You can think about it like a bank account where you charge a little more than actual cost for each and bank extra in a pool so that very high-cost operations can be charged less than their actual cost, paid for by the pool of savings. This spreads out the high-cost operations over the entire sequence.

The charges for each operation need to be big enough to keep the balance in the account positive while being small enough so as to not significantly overcharge the operation above its actual cost.

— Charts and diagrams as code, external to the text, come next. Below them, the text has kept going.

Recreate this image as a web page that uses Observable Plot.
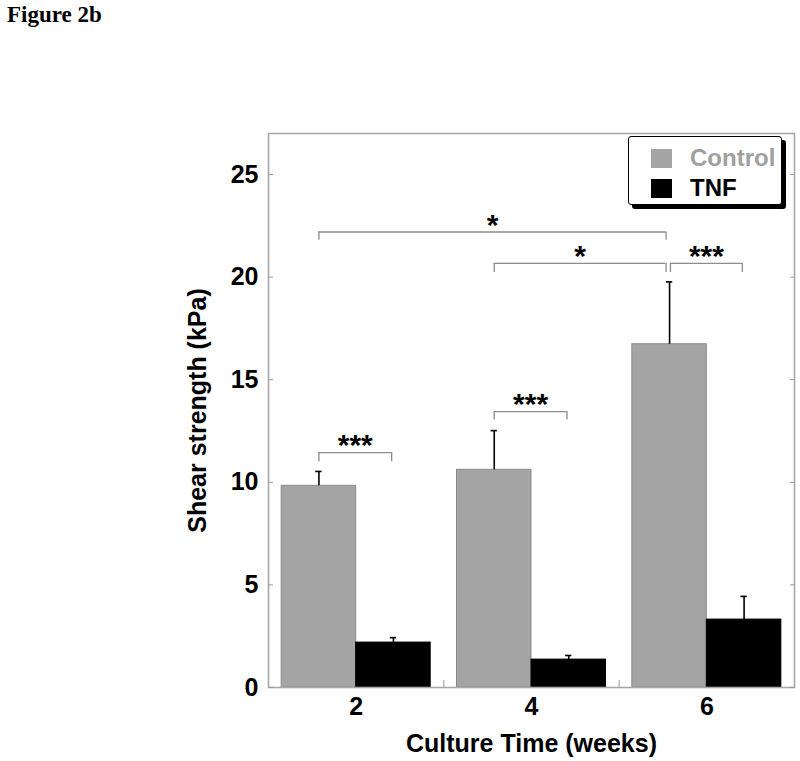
<!DOCTYPE html>
<html><head><meta charset="utf-8">
<script src="https://cdn.jsdelivr.net/npm/d3@7"></script>
<script src="https://cdn.jsdelivr.net/npm/@observablehq/plot@0.6"></script>
<style>
body{margin:0;background:#fff;}
#wrap{position:relative;width:800px;height:761px;}
#title{position:absolute;left:7px;top:2px;font:bold 23px "Liberation Serif",serif;color:#000;}
#legend{position:absolute;left:628px;top:136px;width:154px;height:69px;border:1.5px solid #000;border-radius:3px;box-shadow:4px 4px 0 #000;background:#fff;box-sizing:border-box;font:bold 24px "Liberation Sans",Arial,sans-serif;}
.item{position:absolute;left:22px;height:20px;display:flex;align-items:center;}
.sw{width:21px;height:19px;margin-right:18px;}
</style></head><body>
<div id="wrap"><div id="chart"></div><div id="title">Figure 2b</div><div id="legend"></div></div>
<script>
const weeks = [2, 4, 6];
const series = ["Control", "TNF"];
const seriesColors = ["#a4a4a4", "#000000"];
const controlMean = [9.83, 10.61, 16.73];
const controlSE = [0.70, 1.91, 3.04];
const tnfMean = [2.19, 1.36, 3.31];
const tnfSE = [0.24, 0.20, 1.13];
const yTicks = [0, 5, 10, 15, 20, 25];
// significance brackets: from (week, series) to (week, series), height, leg bottom, label
const bracketFrom = [[2, "Control"], [4, "Control"], [6, "Control"], [2, "Control"], [4, "Control"]];
const bracketTo = [[6, "Control"], [6, "Control"], [6, "TNF"], [2, "TNF"], [4, "TNF"]];
const bracketY = [22.2, 20.67, 20.67, 11.45, 13.45];
const bracketLegY = [21.8, 20.22, 20.22, 11.0, 13.04];
const bracketLabel = ["*", "*", "***", "***", "***"];

const barW = 0.85;
const center = (w, s) => s === "Control" ? w - barW / 2 : w + barW / 2;

const rows = [];
weeks.forEach((w, i) => {
  rows.push({week: w, series: "Control", mean: controlMean[i], se: controlSE[i]});
  rows.push({week: w, series: "TNF", mean: tnfMean[i], se: tnfSE[i]});
});
rows.forEach(d => {
  d.x1 = d.series === "Control" ? d.week - barW : d.week;
  d.x2 = d.series === "Control" ? d.week : d.week + barW;
  d.cx = center(d.week, d.series);
});
const brackets = bracketFrom.map((f, i) => {
  const t = bracketTo[i];
  let a = center(f[0], f[1]), b = center(t[0], t[1]);
  // small gap where two brackets meet on the same bar
  if (t[0] === 6 && t[1] === "Control") b -= 0.04;
  if (f[0] === 6 && f[1] === "Control") a += 0.01;
  if (t[1] === "TNF") b -= 0.02;
  return {x1: a, x2: b, y: bracketY[i], yl: bracketLegY[i], label: bracketLabel[i], mid: (a + b) / 2};
});
const legs = brackets.flatMap(d => [{x: d.x1, y1: d.yl, y2: d.y}, {x: d.x2, y1: d.yl, y2: d.y}]);
const cap = 0.036;

const chart = Plot.plot({
  width: 800, height: 761,
  marginLeft: 268, marginRight: 6, marginTop: 133, marginBottom: 74,
  style: {fontFamily: "'Liberation Sans', Arial, sans-serif", fontSize: "25px", fontWeight: "bold", color: "#000", background: "#fff"},
  x: {domain: [1, 7]},
  y: {domain: [0, 27]},
  color: {domain: series, range: seriesColors},
  marks: [
    Plot.rect(rows, {x1: "x1", x2: "x2", y1: 0, y2: "mean", fill: "series", stroke: d => d.series === "Control" ? "#8a8a8a" : "#000", strokeWidth: 1}),
    Plot.ruleX(rows, {x: "cx", y1: "mean", y2: d => d.mean + d.se, stroke: "#000", strokeWidth: 1.6}),
    Plot.ruleY(rows, {x1: d => d.cx - cap, x2: d => d.cx + cap, y: d => d.mean + d.se, stroke: "#000", strokeWidth: 1.6}),
    Plot.ruleY(brackets, {x1: "x1", x2: "x2", y: "y", stroke: "#8c8c8c", strokeWidth: 1.3}),
    Plot.ruleX(legs, {x: "x", y1: "y1", y2: "y2", stroke: "#8c8c8c", strokeWidth: 1.3}),
    Plot.text(brackets, {x: "mid", y: "y", text: "label", dy: -7, fontSize: 30, fontWeight: "bold", fill: "#000"}),
    Plot.frame({stroke: "#a8a8a8", strokeWidth: 1.6}),
    Plot.axisY({anchor: "left", ticks: yTicks, tickSize: 5, dx: 5, tickFormat: () => "", stroke: "#999", label: null}),
    Plot.axisY({anchor: "right", ticks: yTicks, tickSize: 5, dx: -5, tickFormat: () => "", stroke: "#999", label: null}),
    Plot.axisY({anchor: "left", ticks: yTicks, tickSize: 0, tickPadding: 10, label: "Shear strength (kPa)", labelAnchor: "center", labelArrow: "none", labelOffset: 80}),
    Plot.axisX({anchor: "bottom", ticks: [3, 5], tickSize: 7, dy: -7, tickFormat: () => "", stroke: "#999", label: null}),
    Plot.axisX({anchor: "bottom", ticks: weeks, tickSize: 0, tickPadding: 10, tickFormat: d => String(d), label: "Culture Time (weeks)", labelAnchor: "center", labelArrow: "none", labelOffset: 64})
  ]
});
document.getElementById("chart").appendChild(chart);

const legend = document.getElementById("legend");
series.forEach((s, i) => {
  const item = document.createElement("div");
  item.className = "item";
  item.style.top = (i === 0 ? 11 : 41) + "px";
  item.innerHTML = `<div class="sw" style="background:${seriesColors[i]}"></div><span style="color:${seriesColors[i] === "#a4a4a4" ? "#a0a0a0" : "#000"}">${s}</span>`;
  legend.appendChild(item);
});
</script>
</body></html>
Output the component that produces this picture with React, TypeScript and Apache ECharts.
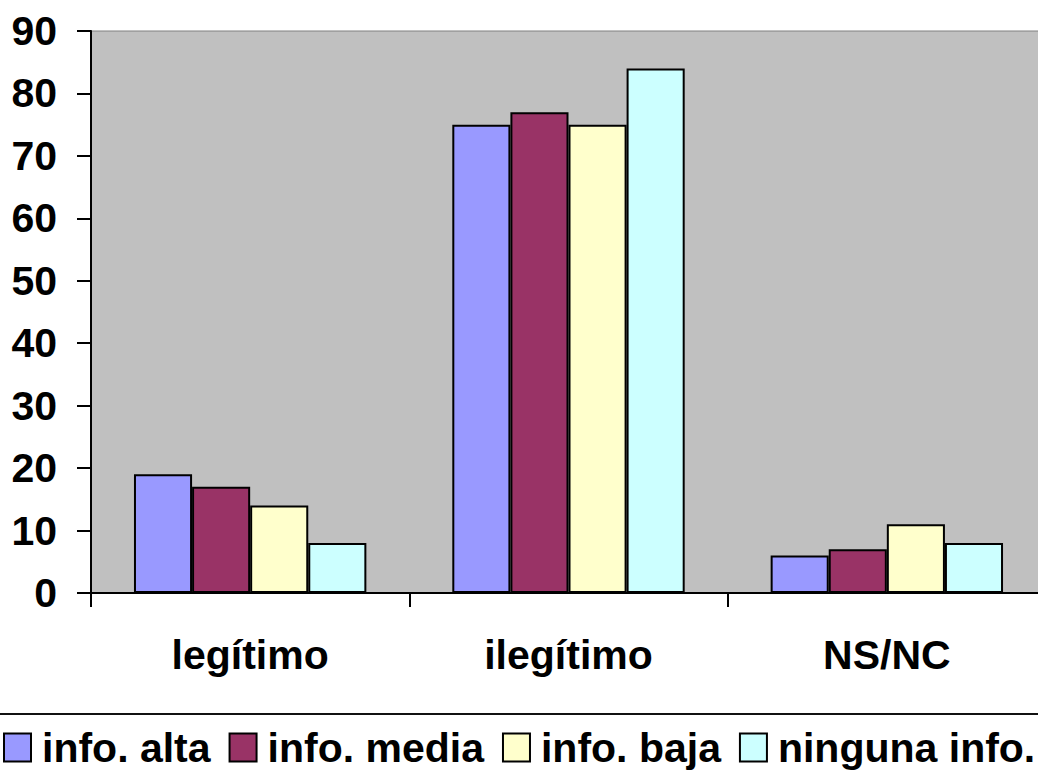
import React, { useEffect, useRef } from "react";
import * as echarts from "echarts";

const categories = ["legítimo", "ilegítimo", "NS/NC"];
const seriesNames = ["info. alta", "info. media", "info. baja", "ninguna info."];
const infoAlta = [19, 75, 6];
const infoMedia = [17, 77, 7];
const infoBaja = [14, 75, 11];
const ningunaInfo = [8, 84, 8];
const colors = ["#9999FF", "#993366", "#FFFFCC", "#CCFFFF"];
const yTicks = { min: 0, max: 90, interval: 10 };

const FONT = "'Liberation Sans', Arial, sans-serif";

export default function App() {
  const ref = useRef<HTMLDivElement>(null);
  useEffect(() => {
    if (!ref.current) return;
    const chart = echarts.init(ref.current, null, { renderer: "svg" });
    const data = [infoAlta, infoMedia, infoBaja, ningunaInfo];
    chart.setOption({
      animation: false,
      backgroundColor: "#ffffff",
      grid: {
        left: 91,
        top: 31,
        width: 955,
        height: 562,
        outerBoundsMode: "none",
        containLabel: false,
        show: true,
        backgroundColor: "#C0C0C0",
        borderColor: "#808080",
        borderWidth: 1,
      },
      legend: {
        left: 3,
        top: 727,
        padding: 0,
        itemWidth: 27,
        itemHeight: 28,
        itemGap: 18,
        icon: "rect",
        itemStyle: { borderColor: "#000", borderWidth: 2 },
        textStyle: {
          fontFamily: FONT,
          fontWeight: "bold",
          fontSize: 41,
          color: "#000",
          padding: [0, 0, 0, 6],
        },
        data: seriesNames,
      },
      xAxis: {
        type: "category",
        data: categories,
        axisLine: { lineStyle: { color: "#000", width: 2 } },
        axisTick: { show: true, length: 14, lineStyle: { color: "#000", width: 2 } },
        axisLabel: {
          margin: 41,
          fontFamily: FONT,
          fontWeight: "bold",
          fontSize: 41,
          color: "#000",
        },
        splitLine: { show: false },
      },
      yAxis: {
        type: "value",
        min: yTicks.min,
        max: yTicks.max,
        interval: yTicks.interval,
        axisLine: { show: true, lineStyle: { color: "#000", width: 2 } },
        axisTick: { show: true, length: 14, lineStyle: { color: "#000", width: 2 } },
        axisLabel: {
          margin: 34,
          fontFamily: FONT,
          fontWeight: "bold",
          fontSize: 41,
          color: "#000",
        },
        splitLine: { show: false },
      },
      graphic: [
        {
          type: "line",
          shape: { x1: 0, y1: 714, x2: 1038, y2: 714 },
          style: { stroke: "#111", lineWidth: 2 },
        },
      ],
      series: seriesNames.map((name, i) => ({
        name,
        type: "bar",
        data: data[i],
        barGap: "0%",
        barCategoryGap: "27%",
        itemStyle: { color: colors[i], borderColor: "#000", borderWidth: 2 },
      })),
    });
    return () => chart.dispose();
  }, []);
  return (
    <div
      ref={ref}
      style={{ position: "fixed", left: 0, top: 0, width: 1038, height: 771 }}
    />
  );
}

Question: Help understand this:
storing the overcharge as “prepaid credit” on specific objects in the data structure

Given:
Cost to insert is 1
Cost to move each value when table is doubled is 1
Charge for each insert is 3

Insert #1:
cost = 1 (insert: 1)
charge = 3
bankedAmount= 2
bankBalance = 2
NOTE: The bankedAmount is associated with this transaction, but then just put into the account -- that is the prepaid credit due to specific object in the data structure.

Insert #2:
cost = 2 (doubleTableAndMove: 1*1 = 1, insert: 1)
charge = 3
bankedAmount= 1
bankBalance = 3

Insert #3:
cost = 3 (doubleTableAndMove: 2*1 = 2, insert: 1)
charge = 3
bankedAmount= 0
bankBalance = 3

Insert #4:
cost = 1 (insert: 1)
charge = 3
bankedAmount= 2
bankBalance = 5

Insert #5:
cost = 5 (doubleTableAndMove: 4*1 = 4, insert: 1)
charge = 3
bankedAmount= -2
bankBalance = 3

etc...

Potential Method:

Question: In this ,what does it mean by "...the “potential energy” of the data structure as a whole instead of associating the credit with individual objects within the data structure."

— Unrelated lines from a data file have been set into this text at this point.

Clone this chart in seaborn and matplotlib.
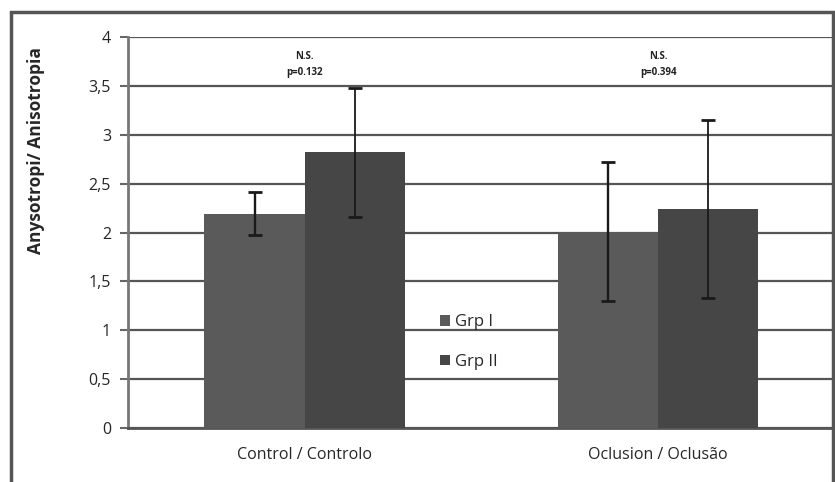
import pandas as pd
import numpy as np
import seaborn as sns
import matplotlib.pyplot as plt
from matplotlib.patches import Rectangle

categories = ['Control / Controlo', 'Oclusion / Oclusão']
groups = ['Grp I', 'Grp II']
grp1_mean = [2.19, 2.01]
grp2_mean = [2.82, 2.24]
grp1_err = [0.22, 0.71]
grp2_err = [0.66, 0.91]
p_labels = ['N.S.\np=0.132', 'N.S.\np=0.394']
yticks = [0, 0.5, 1, 1.5, 2, 2.5, 3, 3.5, 4]
ytick_labels = ['0', '0,5', '1', '1,5', '2', '2,5', '3', '3,5', '4']

df = pd.DataFrame({
    'cat': categories * 2,
    'grp': [groups[0]] * 2 + [groups[1]] * 2,
    'val': grp1_mean + grp2_mean,
    'err': grp1_err + grp2_err,
})

sns.set_style('white')
plt.rcParams['font.family'] = ['Open Sans', 'DejaVu Sans']

fig = plt.figure(figsize=(8.35, 4.82), dpi=100)
ax = fig.add_axes([0.153, 0.112, 0.847, 0.811])

# outer frame around the chart
fig.patches.append(Rectangle((0.013, -0.01), 0.985, 0.985, transform=fig.transFigure,
                             fill=False, edgecolor='#555555', linewidth=2.5))

sns.barplot(data=df, x='cat', y='val', hue='grp', hue_order=groups,
            palette=['#5a5a5a', '#464646'], width=0.566, gap=0,
            saturation=1, errorbar=None, ax=ax, zorder=3, linewidth=0)

# error bars taken from the drawn bars
for cont, errs, lw in zip(ax.containers, [grp1_err, grp2_err], [1.7, 1.3]):
    xs = [b.get_x() + b.get_width() / 2 for b in cont]
    ys = [b.get_height() for b in cont]
    ax.errorbar(xs, ys, yerr=errs, fmt='none', ecolor='#1a1a1a',
                elinewidth=lw, capsize=5, capthick=2, zorder=4)

for i, txt in enumerate(p_labels):
    ax.text(i, 3.72, txt, ha='center', va='center', fontsize=7,
            fontweight='bold', linespacing=1.7, color='#222222')

ax.set_ylim(0, 4)
ax.set_xlim(-0.5, 1.5)
ax.set_yticks(yticks)
ax.set_yticklabels(ytick_labels, fontsize=11.5)
ax.set_xticks([0, 1])
ax.set_xticklabels(categories, fontsize=11.5)
ax.tick_params(axis='x', length=0, pad=14)
ax.tick_params(axis='y', length=6, width=1.5, color='#666666', direction='out', left=True, pad=6)
ax.set_xticks([0.5], minor=True)
ax.tick_params(axis='x', which='minor', length=5, width=1.5, color='#666666')
ax.yaxis.grid(True, color='#555555', linewidth=1.6, zorder=0)
ax.set_axisbelow(True)
for s in ['top', 'right']:
    ax.spines[s].set_visible(False)
ax.spines['left'].set_color('#777777')
ax.spines['left'].set_linewidth(2)
ax.spines['bottom'].set_color('#555555')
ax.spines['bottom'].set_linewidth(2)
ax.set_xlabel('')
ax.set_ylabel('Anysotropi/ Anisotropia', fontsize=12.5, fontweight='bold')
ax.yaxis.set_label_coords(-0.117, 0.71)

ax.legend(loc='center left', bbox_to_anchor=(0.42, 0.22), frameon=False,
          fontsize=12, handlelength=0.6, handleheight=0.6, handletextpad=0.3,
          labelspacing=1.4)

fig.savefig('out.png', dpi=100)
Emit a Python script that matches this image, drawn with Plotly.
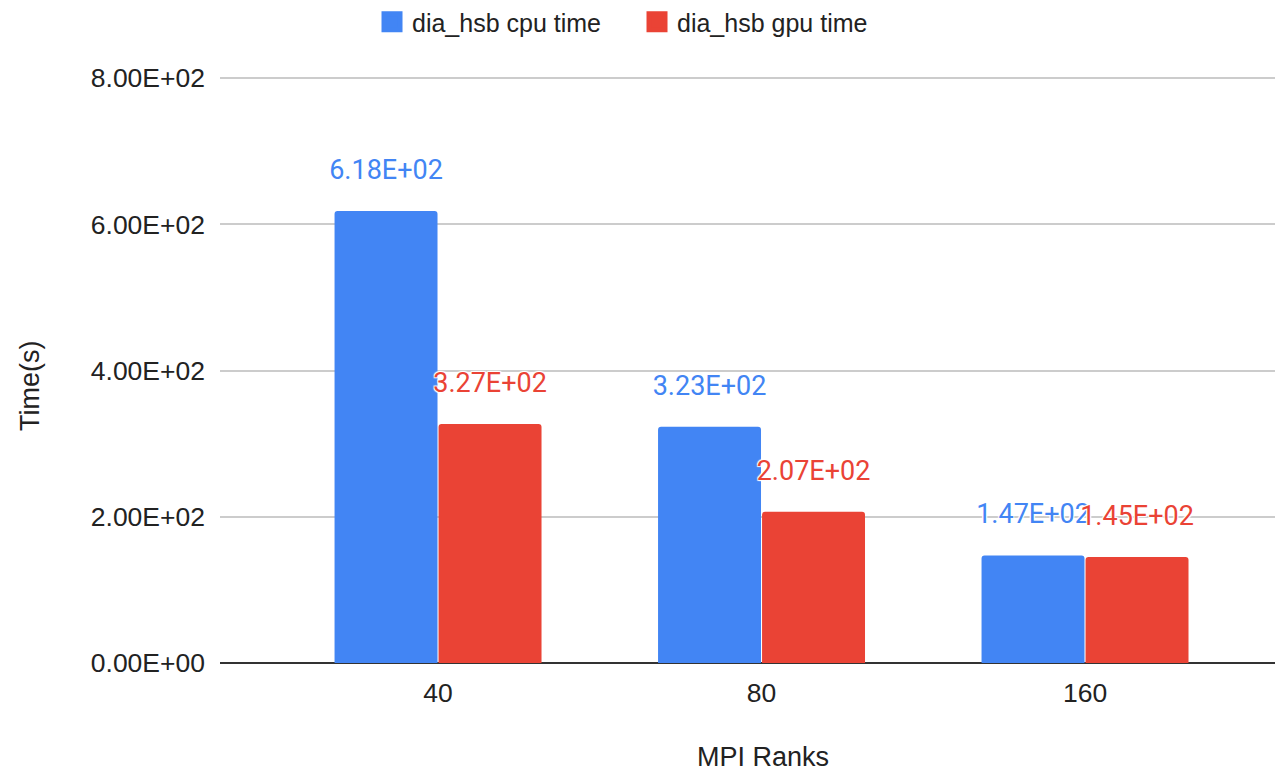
import plotly.graph_objects as go

categories = ["40", "80", "160"]
cpu_time = [618, 323, 147]
gpu_time = [327, 207, 145]
cpu_labels = ["6.18E+02", "3.23E+02", "1.47E+02"]
gpu_labels = ["3.27E+02", "2.07E+02", "1.45E+02"]
y_ticks = [0, 200, 400, 600, 800]
y_ticklabels = ["0.00E+00", "2.00E+02", "4.00E+02", "6.00E+02", "8.00E+02"]
series_names = ["dia_hsb cpu time", "dia_hsb gpu time"]
x_title = "MPI Ranks"
y_title = "Time(s)"

BLUE = "#4285f4"
RED = "#ea4335"
AX_FONT = "Liberation Sans, Arial, sans-serif"
LBL_FONT = "Roboto, sans-serif"
shadow = "1px 1px 1px white, -1px -1px 1px white, 1px -1px 1px white, -1px 1px 1px white"

fig = go.Figure()
fig.add_trace(go.Bar(name=series_names[0], x=categories, y=cpu_time, offsetgroup="cpu",
                     showlegend=False,
                     marker=dict(color=BLUE, cornerradius=3, line=dict(width=0))))
fig.add_trace(go.Bar(name=series_names[1], x=categories, y=gpu_time, offsetgroup="gpu",
                     showlegend=False,
                     marker=dict(color=RED, cornerradius=3, line=dict(width=0))))

# data labels (scatter text aligned with the bar groups)
fig.add_trace(go.Scatter(x=categories, y=cpu_time, text=cpu_labels, offsetgroup="cpu",
                         mode="markers+text", textposition="top center",
                         marker=dict(size=39, opacity=0), showlegend=False, hoverinfo="skip",
                         textfont=dict(family=LBL_FONT, size=27, color=BLUE, shadow=shadow)))
fig.add_trace(go.Scatter(x=categories, y=gpu_time, text=gpu_labels, offsetgroup="gpu",
                         mode="markers+text", textposition="top center",
                         marker=dict(size=39, opacity=0), showlegend=False, hoverinfo="skip",
                         textfont=dict(family=LBL_FONT, size=27, color=RED, shadow=shadow)))

# legend entries with larger square swatches
for name, col, grp in zip(series_names, [BLUE, RED], ["cpu", "gpu"]):
    fig.add_trace(go.Scatter(x=[None], y=[None], name=name, mode="markers", offsetgroup=grp,
                             marker=dict(symbol="square", size=16, color=col,
                                         line=dict(color=col, width=5)),
                             hoverinfo="skip"))

# axis titles
fig.add_annotation(text=x_title, xref="paper", yref="paper", x=0.511, y=-0.160,
                   xanchor="center", yanchor="middle", showarrow=False,
                   font=dict(family=AX_FONT, size=27, color="#222222"))
fig.add_annotation(text=y_title, xref="paper", yref="paper", x=-0.1787, y=0.471,
                   xanchor="center", yanchor="middle", showarrow=False, textangle=-90,
                   font=dict(family=AX_FONT, size=27, color="#222222"))

fig.update_layout(
    width=1283, height=774,
    margin=dict(l=212, r=8, t=67, b=119, autoexpand=False),
    paper_bgcolor="white", plot_bgcolor="white",
    barmode="group", bargap=0.357, bargroupgap=0.01,
    scattermode="group", scattergap=0.357,
    font=dict(family=AX_FONT, size=26, color="#222222"),
    showlegend=True,
    legend=dict(orientation="h", x=0.143, xanchor="left", y=1.090, yanchor="middle",
                font=dict(family=AX_FONT, size=25, color="#222222"),
                itemsizing="trace",
                entrywidth=220, entrywidthmode="pixels"),
    xaxis=dict(type="category", range=[-0.674, 2.612], showgrid=False,
               showline=False, ticks="", tickfont=dict(size=26.5), ticklabelstandoff=11,
               automargin=False),
    yaxis=dict(range=[0, 804.1], tickvals=y_ticks, ticktext=y_ticklabels,
               showgrid=True, gridcolor="#cccccc", gridwidth=1.5,
               zeroline=True, zerolinecolor="#333333", zerolinewidth=2,
               showline=False, ticks="", ticklabelstandoff=14, automargin=False,
               tickfont=dict(size=26.5)),
)

fig.write_html("out.html")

Answer: Its analogous to the bank account concept in the accounting method. The potential function keeps track of the total extra time charged at any time in a sequence of operations, but it's only based on the current state of the structure, regardless of all the operations that put it into that state.

There's further explanation with more detail here.

The easiest way to understand amortized worst case analysis is to look at it as the average of the worst case performance over a long sequence of calls. A specific call can perform significantly worse or significantly better than the value, but the average of all the calls you make is going to deterministically approach that value.